■ **INFORMATION SHOWN**
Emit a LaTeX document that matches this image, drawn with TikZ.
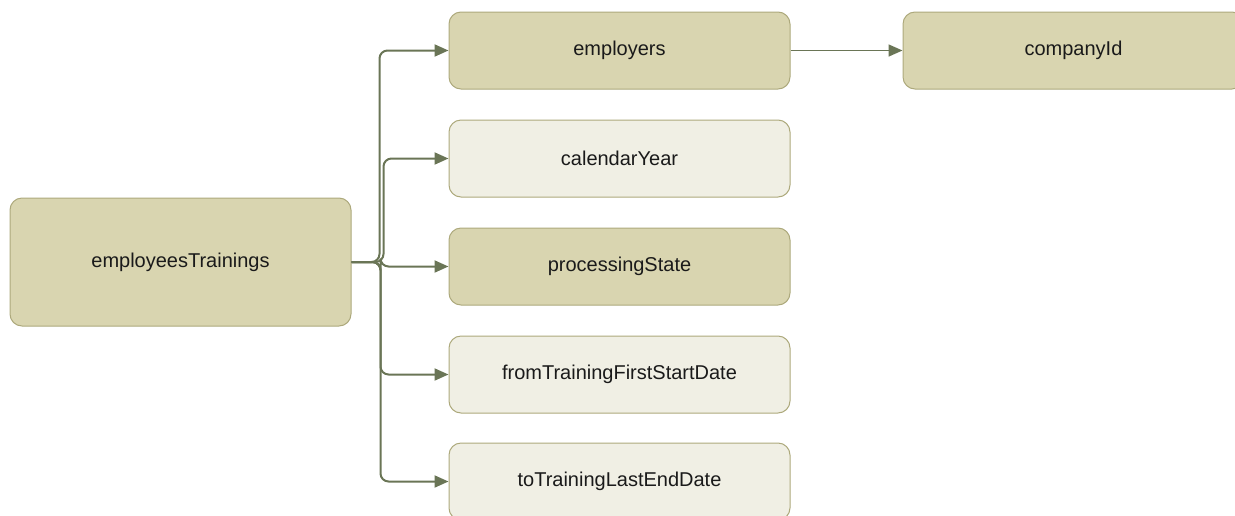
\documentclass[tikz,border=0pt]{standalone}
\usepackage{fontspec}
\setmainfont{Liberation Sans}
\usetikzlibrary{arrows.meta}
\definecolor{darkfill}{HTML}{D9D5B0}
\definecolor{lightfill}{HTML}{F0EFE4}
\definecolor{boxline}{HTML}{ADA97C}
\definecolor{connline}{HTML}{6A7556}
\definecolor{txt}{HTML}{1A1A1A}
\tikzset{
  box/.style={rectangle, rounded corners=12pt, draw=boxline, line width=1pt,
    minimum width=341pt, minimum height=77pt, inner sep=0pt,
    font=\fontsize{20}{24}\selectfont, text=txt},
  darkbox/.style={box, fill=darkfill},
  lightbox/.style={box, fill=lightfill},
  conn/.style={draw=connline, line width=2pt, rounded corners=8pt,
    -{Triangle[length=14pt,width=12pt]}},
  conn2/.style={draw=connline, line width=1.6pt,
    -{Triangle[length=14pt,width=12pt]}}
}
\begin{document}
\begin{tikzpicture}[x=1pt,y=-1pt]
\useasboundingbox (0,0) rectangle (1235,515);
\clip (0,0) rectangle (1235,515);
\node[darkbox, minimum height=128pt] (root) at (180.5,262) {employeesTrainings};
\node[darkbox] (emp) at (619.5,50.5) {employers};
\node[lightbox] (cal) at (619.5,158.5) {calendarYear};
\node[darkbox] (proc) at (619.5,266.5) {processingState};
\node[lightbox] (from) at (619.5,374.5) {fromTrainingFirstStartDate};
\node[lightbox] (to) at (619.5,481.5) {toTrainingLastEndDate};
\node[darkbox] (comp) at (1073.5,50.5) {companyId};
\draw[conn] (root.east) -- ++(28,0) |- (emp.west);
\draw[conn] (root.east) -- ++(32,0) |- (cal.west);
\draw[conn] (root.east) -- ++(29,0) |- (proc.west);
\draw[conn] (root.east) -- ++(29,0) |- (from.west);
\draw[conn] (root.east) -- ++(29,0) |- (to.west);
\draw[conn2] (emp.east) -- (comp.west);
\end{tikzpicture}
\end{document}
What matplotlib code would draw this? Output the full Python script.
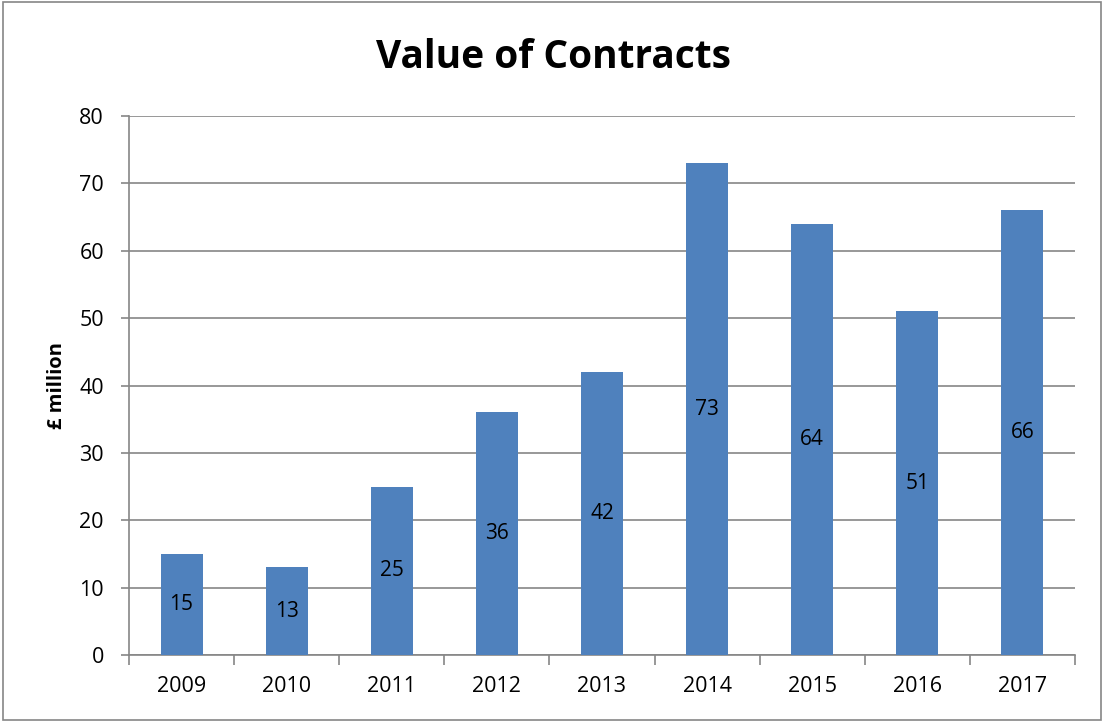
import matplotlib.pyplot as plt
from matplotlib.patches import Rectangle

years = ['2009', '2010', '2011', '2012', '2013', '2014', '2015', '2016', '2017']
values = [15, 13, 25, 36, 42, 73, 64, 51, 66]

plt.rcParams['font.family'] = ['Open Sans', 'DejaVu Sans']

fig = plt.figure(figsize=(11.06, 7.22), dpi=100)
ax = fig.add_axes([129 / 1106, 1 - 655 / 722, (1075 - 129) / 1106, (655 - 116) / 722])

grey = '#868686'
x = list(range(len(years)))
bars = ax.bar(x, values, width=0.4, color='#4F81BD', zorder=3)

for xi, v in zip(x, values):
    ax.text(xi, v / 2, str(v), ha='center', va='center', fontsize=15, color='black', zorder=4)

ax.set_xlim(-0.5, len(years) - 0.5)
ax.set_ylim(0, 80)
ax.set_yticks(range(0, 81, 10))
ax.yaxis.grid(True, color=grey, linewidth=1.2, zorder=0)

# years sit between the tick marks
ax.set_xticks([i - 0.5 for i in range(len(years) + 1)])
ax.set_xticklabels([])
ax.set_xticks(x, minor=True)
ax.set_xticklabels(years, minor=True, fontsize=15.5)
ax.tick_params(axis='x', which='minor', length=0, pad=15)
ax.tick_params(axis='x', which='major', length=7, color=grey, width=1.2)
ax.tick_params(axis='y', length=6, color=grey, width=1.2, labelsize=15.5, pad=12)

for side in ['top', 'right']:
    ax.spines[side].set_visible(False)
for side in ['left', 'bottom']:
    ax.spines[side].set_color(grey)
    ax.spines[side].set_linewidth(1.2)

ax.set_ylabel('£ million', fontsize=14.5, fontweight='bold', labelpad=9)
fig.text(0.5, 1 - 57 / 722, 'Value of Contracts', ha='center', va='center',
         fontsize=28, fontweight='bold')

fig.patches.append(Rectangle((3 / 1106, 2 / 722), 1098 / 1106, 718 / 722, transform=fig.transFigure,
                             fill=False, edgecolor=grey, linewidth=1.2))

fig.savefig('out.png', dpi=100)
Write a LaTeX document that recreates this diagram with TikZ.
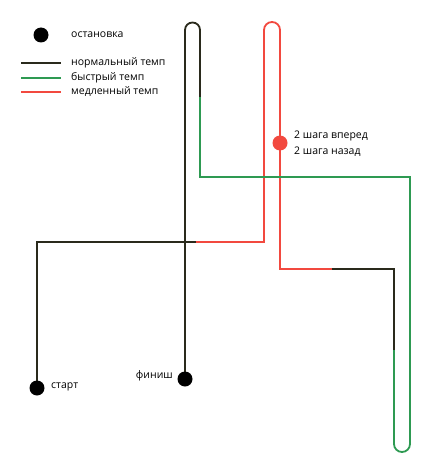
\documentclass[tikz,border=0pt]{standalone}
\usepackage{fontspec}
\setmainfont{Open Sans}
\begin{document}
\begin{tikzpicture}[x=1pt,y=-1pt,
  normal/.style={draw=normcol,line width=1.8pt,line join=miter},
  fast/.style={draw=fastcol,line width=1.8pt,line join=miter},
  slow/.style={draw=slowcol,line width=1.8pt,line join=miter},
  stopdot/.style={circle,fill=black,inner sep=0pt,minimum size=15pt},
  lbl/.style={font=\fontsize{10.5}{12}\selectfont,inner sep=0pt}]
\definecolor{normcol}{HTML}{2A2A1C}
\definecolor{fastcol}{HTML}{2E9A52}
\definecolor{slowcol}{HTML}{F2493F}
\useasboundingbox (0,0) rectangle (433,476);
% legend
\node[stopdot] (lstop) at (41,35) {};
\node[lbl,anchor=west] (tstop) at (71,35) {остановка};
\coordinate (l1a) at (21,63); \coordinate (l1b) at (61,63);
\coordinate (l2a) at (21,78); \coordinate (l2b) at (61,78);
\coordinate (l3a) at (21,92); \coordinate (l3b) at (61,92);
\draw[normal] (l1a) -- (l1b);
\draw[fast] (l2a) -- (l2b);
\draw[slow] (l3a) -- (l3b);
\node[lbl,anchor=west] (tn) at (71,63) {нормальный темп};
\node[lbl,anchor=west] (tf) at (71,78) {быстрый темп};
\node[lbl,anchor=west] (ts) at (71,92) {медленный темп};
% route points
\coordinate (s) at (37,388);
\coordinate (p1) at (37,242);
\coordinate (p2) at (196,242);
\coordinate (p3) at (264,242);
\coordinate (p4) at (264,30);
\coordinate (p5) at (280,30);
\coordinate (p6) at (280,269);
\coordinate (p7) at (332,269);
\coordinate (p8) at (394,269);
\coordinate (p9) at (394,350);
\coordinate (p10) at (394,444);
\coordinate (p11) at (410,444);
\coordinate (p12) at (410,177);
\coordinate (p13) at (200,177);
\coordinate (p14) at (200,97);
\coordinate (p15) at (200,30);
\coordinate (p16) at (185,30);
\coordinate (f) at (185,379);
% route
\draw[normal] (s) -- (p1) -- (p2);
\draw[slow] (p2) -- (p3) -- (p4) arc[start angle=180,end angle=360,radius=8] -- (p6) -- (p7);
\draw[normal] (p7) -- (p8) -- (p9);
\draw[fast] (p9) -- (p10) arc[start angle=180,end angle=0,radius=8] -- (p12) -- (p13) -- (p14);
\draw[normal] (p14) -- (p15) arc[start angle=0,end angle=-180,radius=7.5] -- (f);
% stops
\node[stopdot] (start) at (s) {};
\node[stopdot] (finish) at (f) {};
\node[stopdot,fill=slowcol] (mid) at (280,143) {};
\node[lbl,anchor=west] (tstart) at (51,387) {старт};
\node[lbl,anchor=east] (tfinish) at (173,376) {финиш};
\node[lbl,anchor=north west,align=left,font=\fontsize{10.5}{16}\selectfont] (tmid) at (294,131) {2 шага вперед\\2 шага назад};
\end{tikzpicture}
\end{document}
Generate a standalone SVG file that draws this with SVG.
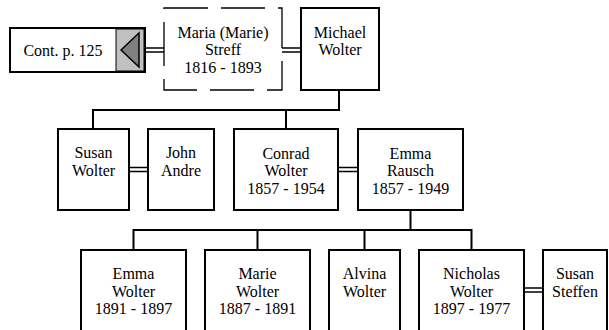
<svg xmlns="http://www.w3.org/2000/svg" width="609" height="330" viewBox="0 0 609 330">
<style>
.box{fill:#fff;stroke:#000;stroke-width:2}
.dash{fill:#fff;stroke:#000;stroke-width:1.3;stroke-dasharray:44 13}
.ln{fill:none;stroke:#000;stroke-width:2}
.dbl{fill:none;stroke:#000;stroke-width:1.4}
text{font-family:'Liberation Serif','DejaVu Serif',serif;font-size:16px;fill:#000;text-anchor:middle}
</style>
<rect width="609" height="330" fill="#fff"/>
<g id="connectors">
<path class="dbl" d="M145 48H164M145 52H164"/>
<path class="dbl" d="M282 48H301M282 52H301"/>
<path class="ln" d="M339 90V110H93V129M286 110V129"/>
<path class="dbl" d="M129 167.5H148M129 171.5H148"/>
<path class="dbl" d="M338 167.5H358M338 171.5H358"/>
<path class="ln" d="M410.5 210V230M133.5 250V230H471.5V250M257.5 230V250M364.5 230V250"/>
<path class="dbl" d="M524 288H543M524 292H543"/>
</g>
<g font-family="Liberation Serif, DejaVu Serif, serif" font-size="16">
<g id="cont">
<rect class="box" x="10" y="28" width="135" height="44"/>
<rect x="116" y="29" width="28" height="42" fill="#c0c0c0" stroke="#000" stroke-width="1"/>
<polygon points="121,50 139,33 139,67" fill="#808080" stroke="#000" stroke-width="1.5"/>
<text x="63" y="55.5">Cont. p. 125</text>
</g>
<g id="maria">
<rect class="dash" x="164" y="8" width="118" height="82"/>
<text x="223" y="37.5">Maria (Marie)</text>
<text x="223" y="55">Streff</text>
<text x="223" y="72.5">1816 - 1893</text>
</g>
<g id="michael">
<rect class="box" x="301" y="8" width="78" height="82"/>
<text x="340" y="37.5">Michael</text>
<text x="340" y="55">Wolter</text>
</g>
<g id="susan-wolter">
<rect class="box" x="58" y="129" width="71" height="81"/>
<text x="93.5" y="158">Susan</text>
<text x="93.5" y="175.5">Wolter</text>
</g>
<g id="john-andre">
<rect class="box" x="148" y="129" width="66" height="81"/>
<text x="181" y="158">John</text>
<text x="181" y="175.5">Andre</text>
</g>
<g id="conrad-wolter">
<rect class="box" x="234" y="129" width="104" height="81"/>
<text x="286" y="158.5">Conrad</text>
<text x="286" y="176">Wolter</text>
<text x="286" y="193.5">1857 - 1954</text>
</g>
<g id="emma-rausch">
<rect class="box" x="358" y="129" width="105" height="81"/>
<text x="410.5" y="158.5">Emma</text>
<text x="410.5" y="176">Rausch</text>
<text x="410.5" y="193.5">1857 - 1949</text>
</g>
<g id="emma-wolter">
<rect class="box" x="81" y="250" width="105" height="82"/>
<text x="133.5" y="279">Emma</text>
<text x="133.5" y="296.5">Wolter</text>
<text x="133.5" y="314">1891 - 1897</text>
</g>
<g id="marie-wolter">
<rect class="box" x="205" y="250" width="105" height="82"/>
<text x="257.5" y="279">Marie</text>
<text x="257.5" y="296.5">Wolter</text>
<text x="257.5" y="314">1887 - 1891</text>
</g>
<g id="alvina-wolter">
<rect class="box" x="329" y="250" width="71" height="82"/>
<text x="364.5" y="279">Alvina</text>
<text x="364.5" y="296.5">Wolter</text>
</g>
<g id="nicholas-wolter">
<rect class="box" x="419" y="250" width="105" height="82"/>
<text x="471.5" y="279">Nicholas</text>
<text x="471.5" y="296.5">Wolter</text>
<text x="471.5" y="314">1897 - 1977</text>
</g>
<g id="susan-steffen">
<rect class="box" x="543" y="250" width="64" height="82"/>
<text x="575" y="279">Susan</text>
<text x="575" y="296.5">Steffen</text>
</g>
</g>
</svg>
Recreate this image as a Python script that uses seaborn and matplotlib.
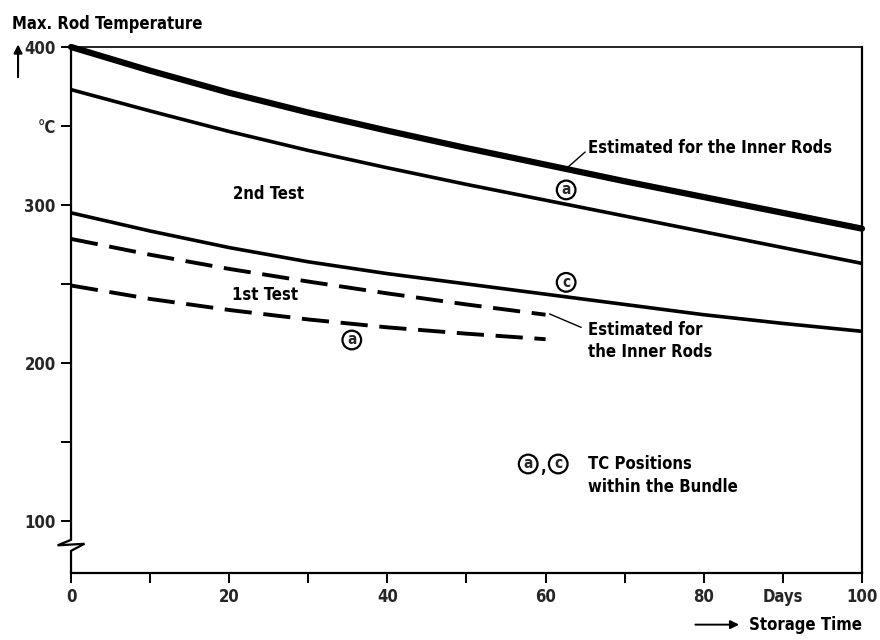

■ **GIVEN TASK**
From the listing above, copy every line that includes the word "matplotlib".

■ **SOLUTION BELOW**
What matplotlib code would draw this? Output the full Python script.
import matplotlib.pyplot as plt
from matplotlib.patches import Rectangle
Recreate this image as a Python script that uses seaborn and matplotlib.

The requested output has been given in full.